#### Exercise:
Report each line of the data that includes the word "this".

#### Data for processing:
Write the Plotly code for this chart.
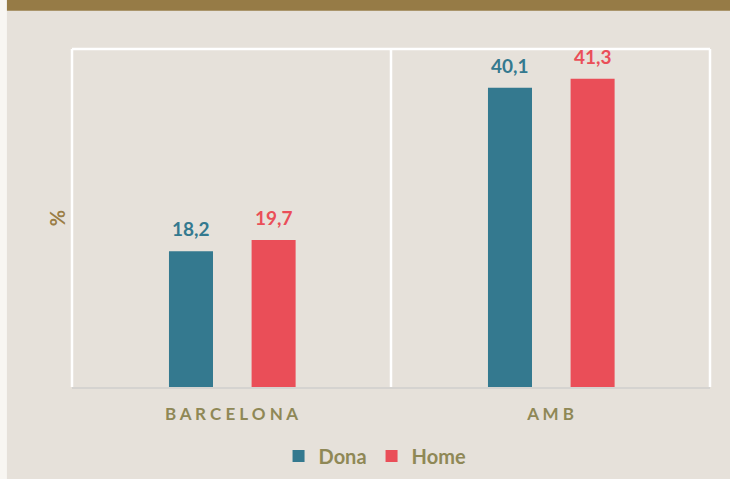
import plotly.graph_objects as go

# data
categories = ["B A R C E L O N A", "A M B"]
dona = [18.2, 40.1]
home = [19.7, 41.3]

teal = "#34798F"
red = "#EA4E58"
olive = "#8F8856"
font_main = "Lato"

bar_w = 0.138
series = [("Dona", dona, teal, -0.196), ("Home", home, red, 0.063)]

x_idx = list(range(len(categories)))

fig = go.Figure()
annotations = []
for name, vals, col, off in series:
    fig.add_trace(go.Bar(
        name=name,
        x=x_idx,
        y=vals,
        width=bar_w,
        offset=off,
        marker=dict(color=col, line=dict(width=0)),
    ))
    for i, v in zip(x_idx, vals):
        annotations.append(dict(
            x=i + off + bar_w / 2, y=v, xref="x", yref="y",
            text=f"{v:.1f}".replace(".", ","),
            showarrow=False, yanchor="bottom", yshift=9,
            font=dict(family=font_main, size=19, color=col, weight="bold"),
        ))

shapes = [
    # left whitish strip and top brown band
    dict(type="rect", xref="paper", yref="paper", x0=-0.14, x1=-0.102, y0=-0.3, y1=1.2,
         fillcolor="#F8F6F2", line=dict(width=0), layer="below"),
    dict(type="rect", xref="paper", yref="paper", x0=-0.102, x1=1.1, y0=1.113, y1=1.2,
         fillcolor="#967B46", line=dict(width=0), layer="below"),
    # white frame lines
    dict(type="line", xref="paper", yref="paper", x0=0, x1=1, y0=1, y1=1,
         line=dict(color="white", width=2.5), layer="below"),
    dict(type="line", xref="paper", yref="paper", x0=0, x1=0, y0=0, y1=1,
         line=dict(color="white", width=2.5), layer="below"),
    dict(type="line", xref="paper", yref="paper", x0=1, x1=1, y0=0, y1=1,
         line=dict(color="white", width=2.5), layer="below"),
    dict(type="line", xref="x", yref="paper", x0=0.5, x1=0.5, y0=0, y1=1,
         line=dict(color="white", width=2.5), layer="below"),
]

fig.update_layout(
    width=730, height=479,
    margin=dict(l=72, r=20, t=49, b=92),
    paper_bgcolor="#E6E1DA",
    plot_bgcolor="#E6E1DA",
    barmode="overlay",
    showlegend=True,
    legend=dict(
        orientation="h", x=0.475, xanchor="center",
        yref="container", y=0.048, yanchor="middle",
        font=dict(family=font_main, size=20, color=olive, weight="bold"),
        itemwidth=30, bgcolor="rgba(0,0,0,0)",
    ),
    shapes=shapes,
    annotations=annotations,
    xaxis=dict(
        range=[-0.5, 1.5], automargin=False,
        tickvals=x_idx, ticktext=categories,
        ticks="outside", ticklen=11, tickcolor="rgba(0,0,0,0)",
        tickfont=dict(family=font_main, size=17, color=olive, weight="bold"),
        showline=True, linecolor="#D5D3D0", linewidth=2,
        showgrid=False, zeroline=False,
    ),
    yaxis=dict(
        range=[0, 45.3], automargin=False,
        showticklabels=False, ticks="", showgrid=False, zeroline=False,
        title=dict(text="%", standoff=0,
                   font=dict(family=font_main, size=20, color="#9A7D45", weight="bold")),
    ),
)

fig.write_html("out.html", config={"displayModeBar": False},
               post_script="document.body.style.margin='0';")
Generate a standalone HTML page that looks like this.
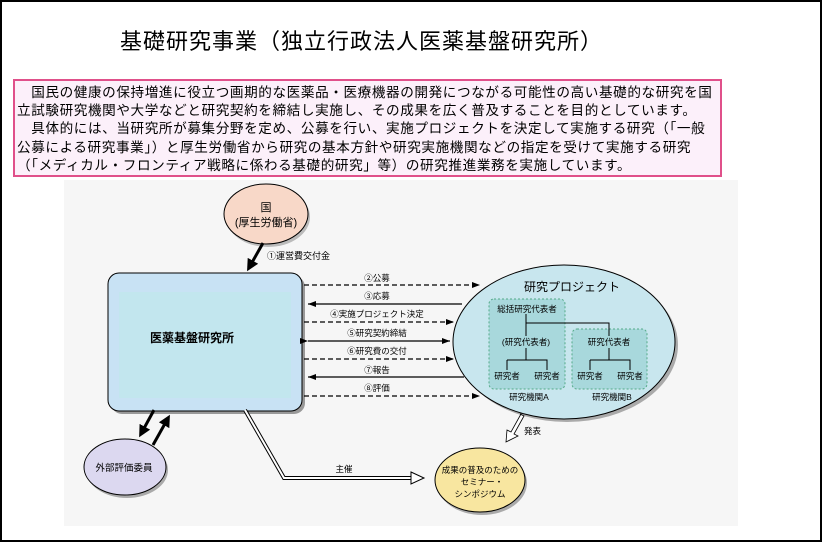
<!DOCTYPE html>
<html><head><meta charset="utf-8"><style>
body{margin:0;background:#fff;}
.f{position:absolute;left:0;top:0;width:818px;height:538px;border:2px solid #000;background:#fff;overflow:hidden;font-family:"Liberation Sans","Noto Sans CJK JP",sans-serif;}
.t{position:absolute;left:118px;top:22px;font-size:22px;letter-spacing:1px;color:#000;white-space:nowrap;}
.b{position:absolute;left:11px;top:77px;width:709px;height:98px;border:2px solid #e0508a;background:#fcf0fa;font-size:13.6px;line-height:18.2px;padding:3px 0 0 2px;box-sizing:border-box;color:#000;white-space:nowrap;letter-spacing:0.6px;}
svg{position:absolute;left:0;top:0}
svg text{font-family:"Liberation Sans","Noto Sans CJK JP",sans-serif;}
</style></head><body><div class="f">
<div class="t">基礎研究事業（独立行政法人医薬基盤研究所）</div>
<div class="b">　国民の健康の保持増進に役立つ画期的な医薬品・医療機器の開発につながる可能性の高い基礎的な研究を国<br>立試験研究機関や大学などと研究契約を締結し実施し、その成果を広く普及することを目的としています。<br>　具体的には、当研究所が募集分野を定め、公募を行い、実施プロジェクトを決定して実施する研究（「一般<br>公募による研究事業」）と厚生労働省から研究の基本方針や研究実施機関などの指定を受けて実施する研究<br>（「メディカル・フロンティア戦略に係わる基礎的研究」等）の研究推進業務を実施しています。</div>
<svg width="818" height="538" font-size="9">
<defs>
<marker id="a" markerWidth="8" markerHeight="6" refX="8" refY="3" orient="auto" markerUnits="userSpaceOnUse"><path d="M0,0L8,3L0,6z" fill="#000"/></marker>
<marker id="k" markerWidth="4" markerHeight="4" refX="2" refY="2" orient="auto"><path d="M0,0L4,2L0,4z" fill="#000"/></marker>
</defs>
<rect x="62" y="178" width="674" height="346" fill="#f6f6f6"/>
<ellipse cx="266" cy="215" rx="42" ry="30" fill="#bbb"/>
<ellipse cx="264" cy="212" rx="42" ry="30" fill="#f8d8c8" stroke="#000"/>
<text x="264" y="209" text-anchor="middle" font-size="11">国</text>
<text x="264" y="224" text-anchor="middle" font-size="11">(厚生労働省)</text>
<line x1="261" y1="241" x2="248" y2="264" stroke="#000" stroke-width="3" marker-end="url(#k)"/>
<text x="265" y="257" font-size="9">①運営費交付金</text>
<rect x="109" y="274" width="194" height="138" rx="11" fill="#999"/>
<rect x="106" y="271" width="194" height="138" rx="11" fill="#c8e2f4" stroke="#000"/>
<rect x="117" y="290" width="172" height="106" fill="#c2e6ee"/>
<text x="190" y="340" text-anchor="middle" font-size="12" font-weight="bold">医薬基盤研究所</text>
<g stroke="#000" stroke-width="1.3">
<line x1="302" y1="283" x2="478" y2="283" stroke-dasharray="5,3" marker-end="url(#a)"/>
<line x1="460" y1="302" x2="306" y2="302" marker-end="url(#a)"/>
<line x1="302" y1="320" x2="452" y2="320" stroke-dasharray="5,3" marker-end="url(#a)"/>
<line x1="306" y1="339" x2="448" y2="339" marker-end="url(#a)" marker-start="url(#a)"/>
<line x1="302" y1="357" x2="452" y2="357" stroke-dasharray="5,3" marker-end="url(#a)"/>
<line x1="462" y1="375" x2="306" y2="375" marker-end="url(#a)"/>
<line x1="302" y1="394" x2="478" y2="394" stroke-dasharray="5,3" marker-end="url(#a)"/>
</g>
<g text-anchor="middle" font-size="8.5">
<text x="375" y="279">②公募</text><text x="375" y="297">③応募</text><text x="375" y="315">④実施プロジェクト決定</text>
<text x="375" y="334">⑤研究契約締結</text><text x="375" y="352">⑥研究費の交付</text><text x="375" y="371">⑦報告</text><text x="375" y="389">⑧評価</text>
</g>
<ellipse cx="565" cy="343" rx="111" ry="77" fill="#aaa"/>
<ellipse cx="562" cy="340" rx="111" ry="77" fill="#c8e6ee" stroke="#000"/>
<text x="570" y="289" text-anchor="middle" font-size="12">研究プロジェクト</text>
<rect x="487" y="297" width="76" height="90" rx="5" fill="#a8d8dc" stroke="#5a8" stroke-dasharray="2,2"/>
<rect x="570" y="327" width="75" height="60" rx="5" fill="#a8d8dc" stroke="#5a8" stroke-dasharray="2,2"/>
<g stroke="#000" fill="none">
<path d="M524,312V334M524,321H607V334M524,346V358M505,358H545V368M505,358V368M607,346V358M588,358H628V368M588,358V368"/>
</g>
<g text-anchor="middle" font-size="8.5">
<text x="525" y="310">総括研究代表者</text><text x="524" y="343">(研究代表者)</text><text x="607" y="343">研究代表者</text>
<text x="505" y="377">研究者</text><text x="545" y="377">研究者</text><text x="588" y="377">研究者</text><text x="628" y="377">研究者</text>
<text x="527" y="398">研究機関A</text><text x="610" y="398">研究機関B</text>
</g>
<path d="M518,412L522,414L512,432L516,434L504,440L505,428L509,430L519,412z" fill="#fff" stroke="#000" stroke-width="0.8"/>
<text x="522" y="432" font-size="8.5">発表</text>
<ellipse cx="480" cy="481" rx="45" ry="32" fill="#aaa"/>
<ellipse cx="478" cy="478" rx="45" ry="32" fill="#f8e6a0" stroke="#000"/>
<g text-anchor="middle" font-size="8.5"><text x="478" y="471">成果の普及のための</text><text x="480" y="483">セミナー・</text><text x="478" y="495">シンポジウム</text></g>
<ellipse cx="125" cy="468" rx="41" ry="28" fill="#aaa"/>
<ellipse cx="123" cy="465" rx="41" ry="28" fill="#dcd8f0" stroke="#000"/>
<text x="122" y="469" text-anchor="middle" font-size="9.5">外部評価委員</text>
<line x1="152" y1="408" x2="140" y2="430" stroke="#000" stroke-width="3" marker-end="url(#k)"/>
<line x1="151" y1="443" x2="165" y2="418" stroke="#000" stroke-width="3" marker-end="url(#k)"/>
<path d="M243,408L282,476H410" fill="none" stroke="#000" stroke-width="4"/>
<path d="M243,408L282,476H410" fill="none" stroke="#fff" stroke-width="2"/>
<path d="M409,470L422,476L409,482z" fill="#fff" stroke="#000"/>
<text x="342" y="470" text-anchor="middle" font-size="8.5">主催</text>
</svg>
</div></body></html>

#### Task response:
Write the Plotly code for this chart.
Generate a standalone HTML page that looks like this.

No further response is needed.